-- PROVIDED MATERIAL --
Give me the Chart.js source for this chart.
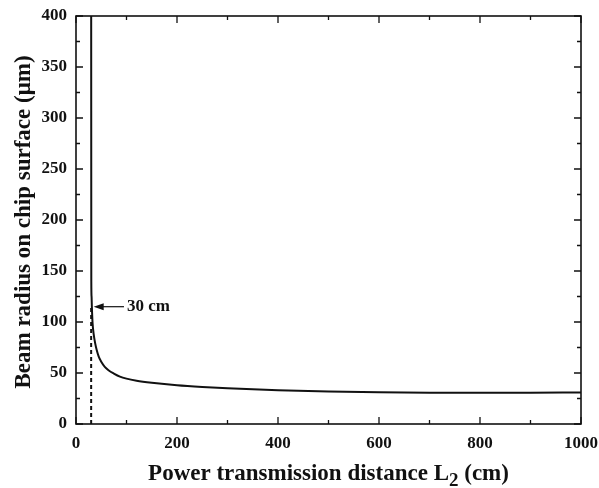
<!DOCTYPE html>
<html>
<head>
<meta charset="utf-8">
<script src="https://cdn.jsdelivr.net/npm/chart.js@4/dist/chart.umd.min.js"></script>
<style>
  html, body { margin: 0; padding: 0; background: #fff; }
  #wrap { width: 599px; height: 488px; position: relative; }
</style>
</head>
<body>
<div id="wrap"><canvas id="chart"></canvas></div>
<script>
// Beam radius on the chip surface versus power transmission distance L2
const distanceCm = [30.05, 30.3, 30.8, 31.4, 32.8, 35, 38, 41, 45, 50, 57, 65, 75, 87, 100, 120, 150, 200, 250, 300, 400, 500, 600, 700, 800, 900, 1000];
const beamRadiusUm = [420, 140, 125, 115, 99, 88, 79, 72.5, 66, 61, 56, 52.5, 49.5, 46.5, 44.5, 42.5, 40.5, 38, 36.3, 35, 33.2, 31.9, 31.1, 30.7, 30.6, 30.7, 31];

// Vertical marker at the chosen working distance
const markerDistanceCm = [30, 30];
const markerRadiusUm = [0, 115];

// Arrow callout pointing at the curve
const calloutTip = { x: 35, y: 115 };
const calloutTail = { x: 95, y: 115 };
const calloutText = '30 cm';

// Axis ranges and tick steps
const xRange = [0, 1000];
const yRange = [0, 400];
const xMajorStep = 200, xMinorStep = 100;
const yMajorStep = 50, yMinorStep = 25;

const xTitleMain = 'Power transmission distance L';
const xTitleSub = '2';
const xTitleTail = ' (cm)';
const yTitle = 'Beam radius on chip surface (\u03bcm)';

const SERIF = "'Liberation Serif', 'Times New Roman', serif";
const INK = '#111';

const framePlugin = {
  id: 'frameAndNotes',
  afterDatasetsDraw(chart) {
    const { ctx, chartArea: a, scales: { x, y } } = chart;
    ctx.save();

    // frame
    ctx.strokeStyle = INK;
    ctx.lineWidth = 1.6;
    ctx.strokeRect(a.left, a.top, a.right - a.left, a.bottom - a.top);

    // inward ticks on all four sides
    ctx.lineWidth = 1.3;
    ctx.beginPath();
    for (let v = xRange[0]; v <= xRange[1]; v += xMinorStep) {
      const px = x.getPixelForValue(v);
      const len = (v % xMajorStep === 0) ? 7 : 4;
      ctx.moveTo(px, a.bottom); ctx.lineTo(px, a.bottom - len);
      ctx.moveTo(px, a.top); ctx.lineTo(px, a.top + len);
    }
    for (let v = yRange[0]; v <= yRange[1]; v += yMinorStep) {
      const py = y.getPixelForValue(v);
      const len = (v % yMajorStep === 0) ? 7 : 4;
      ctx.moveTo(a.left, py); ctx.lineTo(a.left + len, py);
      ctx.moveTo(a.right, py); ctx.lineTo(a.right - len, py);
    }
    ctx.stroke();

    // callout arrow
    const tx = x.getPixelForValue(calloutTip.x), ty = y.getPixelForValue(calloutTip.y);
    const ex = x.getPixelForValue(calloutTail.x);
    ctx.lineWidth = 1.2;
    ctx.beginPath();
    ctx.moveTo(ex, ty); ctx.lineTo(tx + 8, ty);
    ctx.stroke();
    ctx.fillStyle = INK;
    ctx.beginPath();
    ctx.moveTo(tx, ty);
    ctx.lineTo(tx + 10, ty - 3.5);
    ctx.lineTo(tx + 10, ty + 3.5);
    ctx.closePath();
    ctx.fill();

    ctx.font = `bold 17px ${SERIF}`;
    ctx.textBaseline = 'middle';
    ctx.textAlign = 'left';
    ctx.fillText(calloutText, ex + 3, ty);

    // x axis title with subscript
    const mainFont = `bold 23px ${SERIF}`;
    const subFont = `bold 19px ${SERIF}`;
    ctx.font = mainFont;
    const w1 = ctx.measureText(xTitleMain).width;
    const w3 = ctx.measureText(xTitleTail).width;
    ctx.font = subFont;
    const w2 = ctx.measureText(xTitleSub).width;
    const total = w1 + w2 + w3;
    const cx = (a.left + a.right) / 2;
    const by = a.bottom + 56;
    let sx = cx - total / 2;
    ctx.textBaseline = 'alphabetic';
    ctx.font = mainFont;
    ctx.fillText(xTitleMain, sx, by);
    sx += w1;
    ctx.font = subFont;
    ctx.fillText(xTitleSub, sx, by + 6);
    sx += w2;
    ctx.font = mainFont;
    ctx.fillText(xTitleTail, sx, by);

    // y axis title
    ctx.save();
    ctx.translate(24, (a.top + a.bottom) / 2 + 2);
    ctx.rotate(-Math.PI / 2);
    ctx.textAlign = 'center';
    ctx.textBaseline = 'middle';
    ctx.font = mainFont;
    ctx.fillText(yTitle, 0, 0);
    ctx.restore();

    ctx.restore();
  }
};

new Chart(document.getElementById('chart'), {
  type: 'line',
  data: {
    datasets: [
      {
        label: 'Beam radius',
        data: distanceCm.map((d, i) => ({ x: d, y: beamRadiusUm[i] })),
        borderColor: INK,
        borderWidth: 2,
        pointRadius: 0,
        fill: false,
        cubicInterpolationMode: 'monotone'
      },
      {
        label: 'Working distance',
        data: markerDistanceCm.map((d, i) => ({ x: d, y: markerRadiusUm[i] })),
        borderColor: INK,
        borderWidth: 2,
        borderDash: [4, 3],
        pointRadius: 0,
        fill: false
      }
    ]
  },
  options: {
    responsive: true,
    maintainAspectRatio: false,
    animation: false,
    events: [],
    layout: { padding: { top: 16, right: 18, left: 0, bottom: 0 } },
    plugins: { legend: { display: false }, tooltip: { enabled: false } },
    scales: {
      x: {
        type: 'linear',
        min: xRange[0], max: xRange[1],
        grid: { display: false, drawTicks: false },
        border: { display: false },
        ticks: {
          stepSize: xMajorStep,
          color: INK,
          padding: 9,
          maxRotation: 0,
          callback: v => String(v),
          font: { family: SERIF, size: 17, weight: 'bold' }
        },
        afterFit(scale) {
          scale.height = 64;
          scale.paddingLeft = 0;
          scale.paddingRight = 0;
        }
      },
      y: {
        type: 'linear',
        min: yRange[0], max: yRange[1],
        grid: { display: false, drawTicks: false },
        border: { display: false },
        ticks: {
          stepSize: yMajorStep,
          color: INK,
          padding: 9,
          callback: v => String(v),
          font: { family: SERIF, size: 17, weight: 'bold' }
        },
        afterFit(scale) {
          scale.width = 76;
          scale.paddingTop = 0;
          scale.paddingBottom = 0;
        }
      }
    }
  },
  plugins: [framePlugin]
});
</script>
</body>
</html>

-- PROBLEM REQUIREMENTS --
Give every line above again exactly, with no pictures.

-- RIGHT ANSWER --
Give me the Chart.js source for this chart.
<!DOCTYPE html>
<html>
<head>
<meta charset="utf-8">
<script src="https://cdn.jsdelivr.net/npm/chart.js@4/dist/chart.umd.min.js"></script>
<style>
  html, body { margin: 0; padding: 0; background: #fff; }
  #wrap { width: 599px; height: 488px; position: relative; }
</style>
</head>
<body>
<div id="wrap"><canvas id="chart"></canvas></div>
<script>
// Beam radius on the chip surface versus power transmission distance L2
const distanceCm = [30.05, 30.3, 30.8, 31.4, 32.8, 35, 38, 41, 45, 50, 57, 65, 75, 87, 100, 120, 150, 200, 250, 300, 400, 500, 600, 700, 800, 900, 1000];
const beamRadiusUm = [420, 140, 125, 115, 99, 88, 79, 72.5, 66, 61, 56, 52.5, 49.5, 46.5, 44.5, 42.5, 40.5, 38, 36.3, 35, 33.2, 31.9, 31.1, 30.7, 30.6, 30.7, 31];

// Vertical marker at the chosen working distance
const markerDistanceCm = [30, 30];
const markerRadiusUm = [0, 115];

// Arrow callout pointing at the curve
const calloutTip = { x: 35, y: 115 };
const calloutTail = { x: 95, y: 115 };
const calloutText = '30 cm';

// Axis ranges and tick steps
const xRange = [0, 1000];
const yRange = [0, 400];
const xMajorStep = 200, xMinorStep = 100;
const yMajorStep = 50, yMinorStep = 25;

const xTitleMain = 'Power transmission distance L';
const xTitleSub = '2';
const xTitleTail = ' (cm)';
const yTitle = 'Beam radius on chip surface (\u03bcm)';

const SERIF = "'Liberation Serif', 'Times New Roman', serif";
const INK = '#111';

const framePlugin = {
  id: 'frameAndNotes',
  afterDatasetsDraw(chart) {
    const { ctx, chartArea: a, scales: { x, y } } = chart;
    ctx.save();

    // frame
    ctx.strokeStyle = INK;
    ctx.lineWidth = 1.6;
    ctx.strokeRect(a.left, a.top, a.right - a.left, a.bottom - a.top);

    // inward ticks on all four sides
    ctx.lineWidth = 1.3;
    ctx.beginPath();
    for (let v = xRange[0]; v <= xRange[1]; v += xMinorStep) {
      const px = x.getPixelForValue(v);
      const len = (v % xMajorStep === 0) ? 7 : 4;
      ctx.moveTo(px, a.bottom); ctx.lineTo(px, a.bottom - len);
      ctx.moveTo(px, a.top); ctx.lineTo(px, a.top + len);
    }
    for (let v = yRange[0]; v <= yRange[1]; v += yMinorStep) {
      const py = y.getPixelForValue(v);
      const len = (v % yMajorStep === 0) ? 7 : 4;
      ctx.moveTo(a.left, py); ctx.lineTo(a.left + len, py);
      ctx.moveTo(a.right, py); ctx.lineTo(a.right - len, py);
    }
    ctx.stroke();

    // callout arrow
    const tx = x.getPixelForValue(calloutTip.x), ty = y.getPixelForValue(calloutTip.y);
    const ex = x.getPixelForValue(calloutTail.x);
    ctx.lineWidth = 1.2;
    ctx.beginPath();
    ctx.moveTo(ex, ty); ctx.lineTo(tx + 8, ty);
    ctx.stroke();
    ctx.fillStyle = INK;
    ctx.beginPath();
    ctx.moveTo(tx, ty);
    ctx.lineTo(tx + 10, ty - 3.5);
    ctx.lineTo(tx + 10, ty + 3.5);
    ctx.closePath();
    ctx.fill();

    ctx.font = `bold 17px ${SERIF}`;
    ctx.textBaseline = 'middle';
    ctx.textAlign = 'left';
    ctx.fillText(calloutText, ex + 3, ty);

    // x axis title with subscript
    const mainFont = `bold 23px ${SERIF}`;
    const subFont = `bold 19px ${SERIF}`;
    ctx.font = mainFont;
    const w1 = ctx.measureText(xTitleMain).width;
    const w3 = ctx.measureText(xTitleTail).width;
    ctx.font = subFont;
    const w2 = ctx.measureText(xTitleSub).width;
    const total = w1 + w2 + w3;
    const cx = (a.left + a.right) / 2;
    const by = a.bottom + 56;
    let sx = cx - total / 2;
    ctx.textBaseline = 'alphabetic';
    ctx.font = mainFont;
    ctx.fillText(xTitleMain, sx, by);
    sx += w1;
    ctx.font = subFont;
    ctx.fillText(xTitleSub, sx, by + 6);
    sx += w2;
    ctx.font = mainFont;
    ctx.fillText(xTitleTail, sx, by);

    // y axis title
    ctx.save();
    ctx.translate(24, (a.top + a.bottom) / 2 + 2);
    ctx.rotate(-Math.PI / 2);
    ctx.textAlign = 'center';
    ctx.textBaseline = 'middle';
    ctx.font = mainFont;
    ctx.fillText(yTitle, 0, 0);
    ctx.restore();

    ctx.restore();
  }
};

new Chart(document.getElementById('chart'), {
  type: 'line',
  data: {
    datasets: [
      {
        label: 'Beam radius',
        data: distanceCm.map((d, i) => ({ x: d, y: beamRadiusUm[i] })),
        borderColor: INK,
        borderWidth: 2,
        pointRadius: 0,
        fill: false,
        cubicInterpolationMode: 'monotone'
      },
      {
        label: 'Working distance',
        data: markerDistanceCm.map((d, i) => ({ x: d, y: markerRadiusUm[i] })),
        borderColor: INK,
        borderWidth: 2,
        borderDash: [4, 3],
        pointRadius: 0,
        fill: false
      }
    ]
  },
  options: {
    responsive: true,
    maintainAspectRatio: false,
    animation: false,
    events: [],
    layout: { padding: { top: 16, right: 18, left: 0, bottom: 0 } },
    plugins: { legend: { display: false }, tooltip: { enabled: false } },
    scales: {
      x: {
        type: 'linear',
        min: xRange[0], max: xRange[1],
        grid: { display: false, drawTicks: false },
        border: { display: false },
        ticks: {
          stepSize: xMajorStep,
          color: INK,
          padding: 9,
          maxRotation: 0,
          callback: v => String(v),
          font: { family: SERIF, size: 17, weight: 'bold' }
        },
        afterFit(scale) {
          scale.height = 64;
          scale.paddingLeft = 0;
          scale.paddingRight = 0;
        }
      },
      y: {
        type: 'linear',
        min: yRange[0], max: yRange[1],
        grid: { display: false, drawTicks: false },
        border: { display: false },
        ticks: {
          stepSize: yMajorStep,
          color: INK,
          padding: 9,
          callback: v => String(v),
          font: { family: SERIF, size: 17, weight: 'bold' }
        },
        afterFit(scale) {
          scale.width = 76;
          scale.paddingTop = 0;
          scale.paddingBottom = 0;
        }
      }
    }
  },
  plugins: [framePlugin]
});
</script>
</body>
</html>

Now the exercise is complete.